**EXERCISE DATA**
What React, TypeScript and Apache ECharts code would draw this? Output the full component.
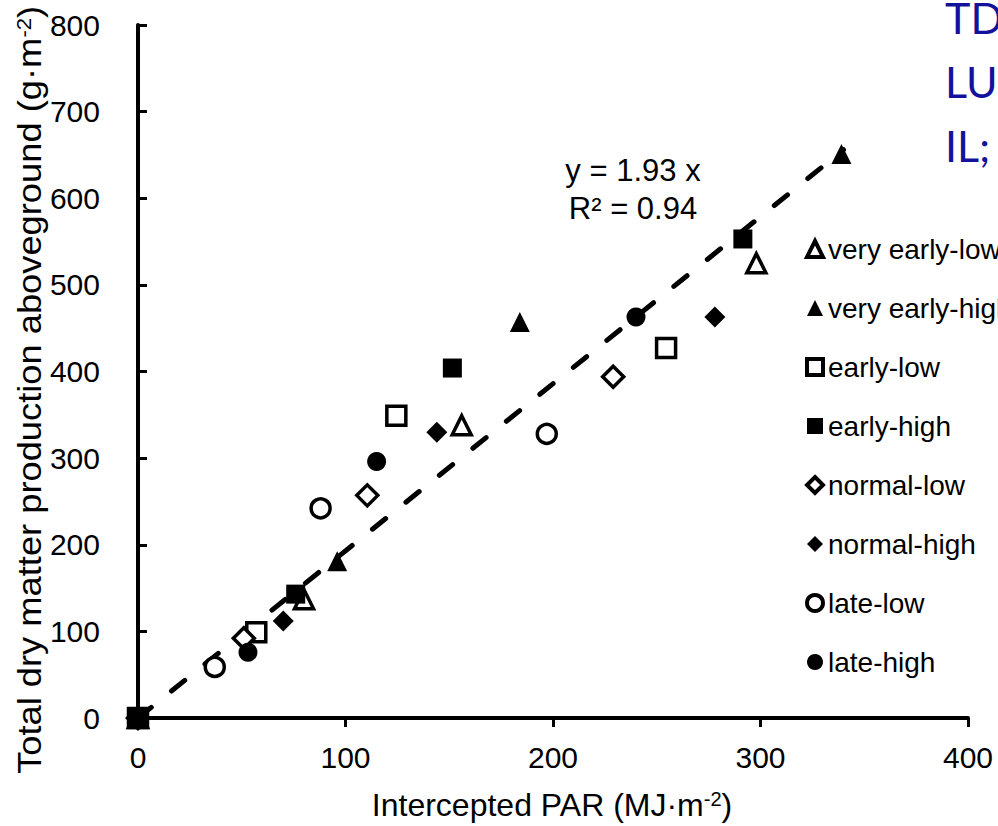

...

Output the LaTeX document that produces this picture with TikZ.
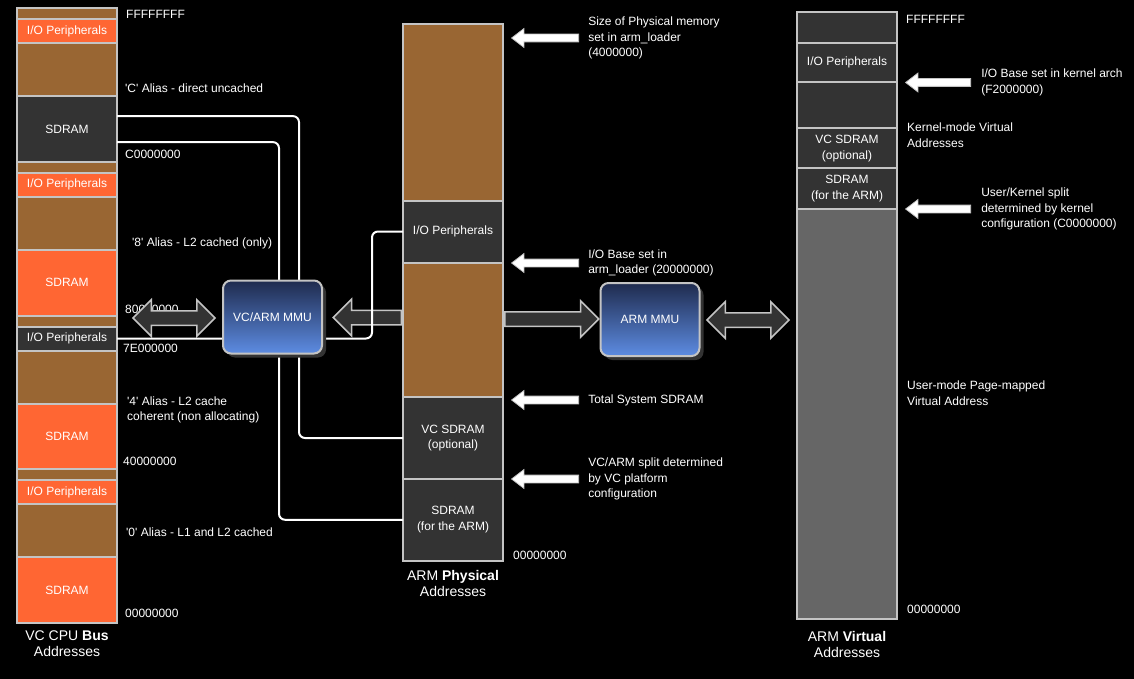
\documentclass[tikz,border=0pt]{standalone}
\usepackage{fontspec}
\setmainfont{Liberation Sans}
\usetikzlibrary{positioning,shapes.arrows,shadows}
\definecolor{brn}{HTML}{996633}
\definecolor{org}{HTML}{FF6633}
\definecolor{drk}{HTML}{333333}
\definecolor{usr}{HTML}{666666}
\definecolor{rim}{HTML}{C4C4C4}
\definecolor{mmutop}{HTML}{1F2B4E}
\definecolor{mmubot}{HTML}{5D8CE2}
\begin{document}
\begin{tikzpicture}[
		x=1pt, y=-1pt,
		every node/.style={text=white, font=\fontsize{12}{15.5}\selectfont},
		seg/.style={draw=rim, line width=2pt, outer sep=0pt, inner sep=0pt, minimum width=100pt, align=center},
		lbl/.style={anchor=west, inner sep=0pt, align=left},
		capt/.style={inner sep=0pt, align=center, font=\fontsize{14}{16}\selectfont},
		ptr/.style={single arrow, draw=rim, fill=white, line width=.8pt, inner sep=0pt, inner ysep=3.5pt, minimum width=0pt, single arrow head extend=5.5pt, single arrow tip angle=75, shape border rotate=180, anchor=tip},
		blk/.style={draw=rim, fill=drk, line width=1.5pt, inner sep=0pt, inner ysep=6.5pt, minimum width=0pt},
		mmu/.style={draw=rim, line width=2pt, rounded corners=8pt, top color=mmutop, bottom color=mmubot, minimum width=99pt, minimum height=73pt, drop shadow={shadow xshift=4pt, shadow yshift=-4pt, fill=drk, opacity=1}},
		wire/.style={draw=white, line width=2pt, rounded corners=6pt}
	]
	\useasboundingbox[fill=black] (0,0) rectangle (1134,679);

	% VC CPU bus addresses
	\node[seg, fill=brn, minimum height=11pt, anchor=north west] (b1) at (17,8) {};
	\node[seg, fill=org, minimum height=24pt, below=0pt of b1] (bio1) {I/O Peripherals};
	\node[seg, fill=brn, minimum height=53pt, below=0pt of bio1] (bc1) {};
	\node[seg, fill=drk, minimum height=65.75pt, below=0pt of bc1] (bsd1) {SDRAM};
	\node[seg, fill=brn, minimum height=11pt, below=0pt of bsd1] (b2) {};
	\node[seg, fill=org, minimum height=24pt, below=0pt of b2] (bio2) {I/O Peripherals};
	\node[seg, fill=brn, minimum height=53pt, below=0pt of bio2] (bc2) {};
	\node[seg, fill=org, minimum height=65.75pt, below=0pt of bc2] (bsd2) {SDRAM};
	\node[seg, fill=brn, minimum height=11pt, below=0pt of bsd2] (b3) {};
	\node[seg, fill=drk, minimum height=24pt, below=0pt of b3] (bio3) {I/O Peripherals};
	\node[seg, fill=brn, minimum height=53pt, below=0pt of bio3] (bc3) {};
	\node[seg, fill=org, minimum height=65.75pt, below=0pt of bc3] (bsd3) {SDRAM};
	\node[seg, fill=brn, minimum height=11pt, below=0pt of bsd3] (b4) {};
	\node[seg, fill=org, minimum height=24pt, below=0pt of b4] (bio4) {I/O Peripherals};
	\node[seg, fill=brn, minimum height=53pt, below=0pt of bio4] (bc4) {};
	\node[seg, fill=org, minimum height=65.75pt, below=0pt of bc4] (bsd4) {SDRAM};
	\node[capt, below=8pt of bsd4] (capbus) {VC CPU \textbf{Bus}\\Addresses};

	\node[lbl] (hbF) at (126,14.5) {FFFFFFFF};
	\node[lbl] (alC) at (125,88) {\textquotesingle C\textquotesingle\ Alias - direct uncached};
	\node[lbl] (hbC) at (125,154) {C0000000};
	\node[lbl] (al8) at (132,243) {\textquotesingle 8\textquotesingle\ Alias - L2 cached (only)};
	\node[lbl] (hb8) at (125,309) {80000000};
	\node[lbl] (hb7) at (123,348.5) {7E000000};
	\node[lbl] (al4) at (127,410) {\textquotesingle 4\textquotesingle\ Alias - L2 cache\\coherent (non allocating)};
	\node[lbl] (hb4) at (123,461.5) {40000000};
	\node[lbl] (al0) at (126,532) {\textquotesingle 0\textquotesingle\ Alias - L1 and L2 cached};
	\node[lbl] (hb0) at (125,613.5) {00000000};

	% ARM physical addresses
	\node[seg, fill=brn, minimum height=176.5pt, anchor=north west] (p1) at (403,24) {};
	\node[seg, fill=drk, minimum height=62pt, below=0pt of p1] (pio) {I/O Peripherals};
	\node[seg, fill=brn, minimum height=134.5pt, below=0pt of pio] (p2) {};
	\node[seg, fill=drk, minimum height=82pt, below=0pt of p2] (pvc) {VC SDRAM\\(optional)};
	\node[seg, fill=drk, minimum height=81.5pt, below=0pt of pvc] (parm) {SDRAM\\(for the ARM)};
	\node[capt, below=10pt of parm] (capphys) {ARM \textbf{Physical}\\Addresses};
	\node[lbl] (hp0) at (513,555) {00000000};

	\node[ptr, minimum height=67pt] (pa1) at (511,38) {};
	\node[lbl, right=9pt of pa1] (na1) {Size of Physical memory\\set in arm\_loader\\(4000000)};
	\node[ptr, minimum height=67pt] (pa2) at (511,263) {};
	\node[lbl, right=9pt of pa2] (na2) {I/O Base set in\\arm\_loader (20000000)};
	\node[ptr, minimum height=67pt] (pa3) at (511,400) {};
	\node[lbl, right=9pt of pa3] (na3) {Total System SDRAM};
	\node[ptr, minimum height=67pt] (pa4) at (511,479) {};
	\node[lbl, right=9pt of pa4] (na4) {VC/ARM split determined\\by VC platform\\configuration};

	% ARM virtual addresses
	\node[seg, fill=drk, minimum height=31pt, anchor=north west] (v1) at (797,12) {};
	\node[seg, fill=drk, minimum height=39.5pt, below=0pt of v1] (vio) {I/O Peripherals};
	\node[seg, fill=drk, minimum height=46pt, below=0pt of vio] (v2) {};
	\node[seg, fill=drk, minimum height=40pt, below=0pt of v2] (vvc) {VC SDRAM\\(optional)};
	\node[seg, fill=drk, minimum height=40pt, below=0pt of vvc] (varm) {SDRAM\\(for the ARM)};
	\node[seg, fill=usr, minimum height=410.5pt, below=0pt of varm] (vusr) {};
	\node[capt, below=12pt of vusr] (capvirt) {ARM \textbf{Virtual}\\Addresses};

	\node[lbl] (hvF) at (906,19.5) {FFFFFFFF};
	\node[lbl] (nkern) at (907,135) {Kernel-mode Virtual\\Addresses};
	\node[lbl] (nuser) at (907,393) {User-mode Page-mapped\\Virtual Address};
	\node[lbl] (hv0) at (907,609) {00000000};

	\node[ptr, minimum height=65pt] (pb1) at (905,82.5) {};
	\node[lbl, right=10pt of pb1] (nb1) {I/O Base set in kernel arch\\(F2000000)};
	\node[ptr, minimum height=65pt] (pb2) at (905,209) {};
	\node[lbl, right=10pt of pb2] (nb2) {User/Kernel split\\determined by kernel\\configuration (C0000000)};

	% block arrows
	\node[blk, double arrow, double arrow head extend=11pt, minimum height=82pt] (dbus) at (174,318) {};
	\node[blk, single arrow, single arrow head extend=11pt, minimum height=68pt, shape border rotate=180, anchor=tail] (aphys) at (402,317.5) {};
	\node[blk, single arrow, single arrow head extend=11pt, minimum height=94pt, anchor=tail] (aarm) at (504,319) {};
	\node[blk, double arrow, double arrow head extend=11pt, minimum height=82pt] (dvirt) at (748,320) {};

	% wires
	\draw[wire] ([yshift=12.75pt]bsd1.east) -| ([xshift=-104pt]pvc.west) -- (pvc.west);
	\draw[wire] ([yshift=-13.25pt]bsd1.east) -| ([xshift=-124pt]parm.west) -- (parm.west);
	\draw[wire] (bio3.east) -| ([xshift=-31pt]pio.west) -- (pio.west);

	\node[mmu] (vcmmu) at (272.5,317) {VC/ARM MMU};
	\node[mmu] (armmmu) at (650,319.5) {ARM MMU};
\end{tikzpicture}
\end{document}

**WHAT YOU SHOULD DO**
Show the lines of the records that contain the word "this".

**OUTPUT OF THE EXERCISE**
What React, TypeScript and Apache ECharts code would draw this? Output the full component.
Output the LaTeX document that produces this picture with TikZ.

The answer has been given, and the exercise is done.